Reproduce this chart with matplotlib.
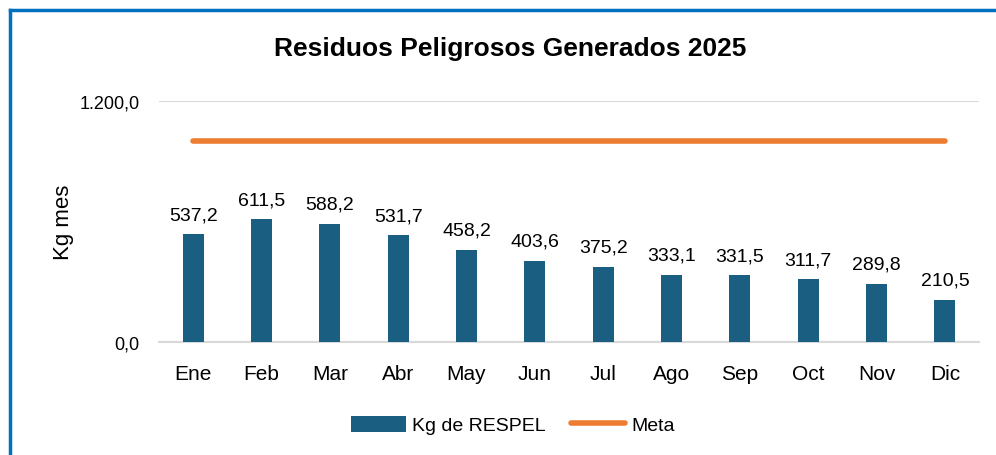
import numpy as np
import matplotlib
matplotlib.use("Agg")
import matplotlib.pyplot as plt
from matplotlib.lines import Line2D

plt.rcParams['font.family'] = ['Liberation Sans', 'DejaVu Sans']

meses = ['Ene', 'Feb', 'Mar', 'Abr', 'May', 'Jun', 'Jul', 'Ago', 'Sep', 'Oct', 'Nov', 'Dic']
kg_respel = [537.2, 611.5, 588.2, 531.7, 458.2, 403.6, 375.2, 333.1, 331.5, 311.7, 289.8, 210.5]
meta = [1000] * 12
y_ticks = [0, 1200]

bar_color = '#1a5f82'
meta_color = '#ed7d31'
grid_color = '#d9d9d9'

fig = plt.figure(figsize=(9.96, 4.56), dpi=100)
ax = fig.add_axes([0.1596, 0.2478, 0.8234, 0.5285])

x = np.arange(len(meses))
bars = ax.bar(x, kg_respel, width=0.31, color=bar_color, label='Kg de RESPEL', zorder=3)
meta_line, = ax.plot(x, meta, color=meta_color, linewidth=4, solid_capstyle='round', label='Meta', zorder=4)

for xi, v in zip(x, kg_respel):
    ax.annotate(f'{v:.1f}'.replace('.', ','), (xi, v), xytext=(0, 8), textcoords='offset points',
                ha='center', va='bottom', fontsize=14)

ax.set_xlim(-0.5, len(meses) - 0.5)
ax.set_ylim(0, 1200)
ax.set_yticks(y_ticks)
ax.set_yticklabels([f'{t:,.1f}'.replace(',', 'X').replace('.', ',').replace('X', '.') for t in y_ticks])
ax.set_xticks(x)
ax.set_xticklabels(meses)
ax.tick_params(axis='x', length=0, labelsize=15, pad=16)
ax.tick_params(axis='y', length=0, labelsize=13, pad=14)
ax.yaxis.grid(True, color=grid_color, linewidth=1.5, zorder=0)
for s in ['top', 'right', 'left']:
    ax.spines[s].set_visible(False)
ax.spines['bottom'].set_color(grid_color)
ax.spines['bottom'].set_linewidth(1.5)

ax.set_ylabel('Kg mes', fontsize=16)
ax.yaxis.set_label_coords(-0.104, 0.5)

fig.text(0.512, 0.893, 'Residuos Peligrosos Generados 2025', ha='center', va='center',
         fontsize=19, fontweight='bold')

fig.legend(handles=[bars, meta_line], labels=['Kg de RESPEL', 'Meta'], loc='center',
           bbox_to_anchor=(0.515, 0.066), ncol=2, frameon=False, fontsize=14,
           handlelength=2.8, handleheight=0.9, columnspacing=1.3, handletextpad=0.3)

# marco azul del grafico (solo se ven el borde izquierdo y el superior)
borde = '#0070c0'
fig.add_artist(Line2D([10 / 996, 10 / 996], [0, 1 - 11 / 456], transform=fig.transFigure,
                      color=borde, linewidth=2.5))
fig.add_artist(Line2D([10 / 996, 1], [1 - 11 / 456, 1 - 11 / 456], transform=fig.transFigure,
                      color=borde, linewidth=2.5))

fig.savefig('out.png', dpi=100)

※ ※ ※

What to do
Transcribe the whole listing, character for character, but not its images.

Solution to this problem
Reproduce this chart with matplotlib.
import numpy as np
import matplotlib
matplotlib.use("Agg")
import matplotlib.pyplot as plt
from matplotlib.lines import Line2D

plt.rcParams['font.family'] = ['Liberation Sans', 'DejaVu Sans']

meses = ['Ene', 'Feb', 'Mar', 'Abr', 'May', 'Jun', 'Jul', 'Ago', 'Sep', 'Oct', 'Nov', 'Dic']
kg_respel = [537.2, 611.5, 588.2, 531.7, 458.2, 403.6, 375.2, 333.1, 331.5, 311.7, 289.8, 210.5]
meta = [1000] * 12
y_ticks = [0, 1200]

bar_color = '#1a5f82'
meta_color = '#ed7d31'
grid_color = '#d9d9d9'

fig = plt.figure(figsize=(9.96, 4.56), dpi=100)
ax = fig.add_axes([0.1596, 0.2478, 0.8234, 0.5285])

x = np.arange(len(meses))
bars = ax.bar(x, kg_respel, width=0.31, color=bar_color, label='Kg de RESPEL', zorder=3)
meta_line, = ax.plot(x, meta, color=meta_color, linewidth=4, solid_capstyle='round', label='Meta', zorder=4)

for xi, v in zip(x, kg_respel):
    ax.annotate(f'{v:.1f}'.replace('.', ','), (xi, v), xytext=(0, 8), textcoords='offset points',
                ha='center', va='bottom', fontsize=14)

ax.set_xlim(-0.5, len(meses) - 0.5)
ax.set_ylim(0, 1200)
ax.set_yticks(y_ticks)
ax.set_yticklabels([f'{t:,.1f}'.replace(',', 'X').replace('.', ',').replace('X', '.') for t in y_ticks])
ax.set_xticks(x)
ax.set_xticklabels(meses)
ax.tick_params(axis='x', length=0, labelsize=15, pad=16)
ax.tick_params(axis='y', length=0, labelsize=13, pad=14)
ax.yaxis.grid(True, color=grid_color, linewidth=1.5, zorder=0)
for s in ['top', 'right', 'left']:
    ax.spines[s].set_visible(False)
ax.spines['bottom'].set_color(grid_color)
ax.spines['bottom'].set_linewidth(1.5)

ax.set_ylabel('Kg mes', fontsize=16)
ax.yaxis.set_label_coords(-0.104, 0.5)

fig.text(0.512, 0.893, 'Residuos Peligrosos Generados 2025', ha='center', va='center',
         fontsize=19, fontweight='bold')

fig.legend(handles=[bars, meta_line], labels=['Kg de RESPEL', 'Meta'], loc='center',
           bbox_to_anchor=(0.515, 0.066), ncol=2, frameon=False, fontsize=14,
           handlelength=2.8, handleheight=0.9, columnspacing=1.3, handletextpad=0.3)

# marco azul del grafico (solo se ven el borde izquierdo y el superior)
borde = '#0070c0'
fig.add_artist(Line2D([10 / 996, 10 / 996], [0, 1 - 11 / 456], transform=fig.transFigure,
                      color=borde, linewidth=2.5))
fig.add_artist(Line2D([10 / 996, 1], [1 - 11 / 456, 1 - 11 / 456], transform=fig.transFigure,
                      color=borde, linewidth=2.5))

fig.savefig('out.png', dpi=100)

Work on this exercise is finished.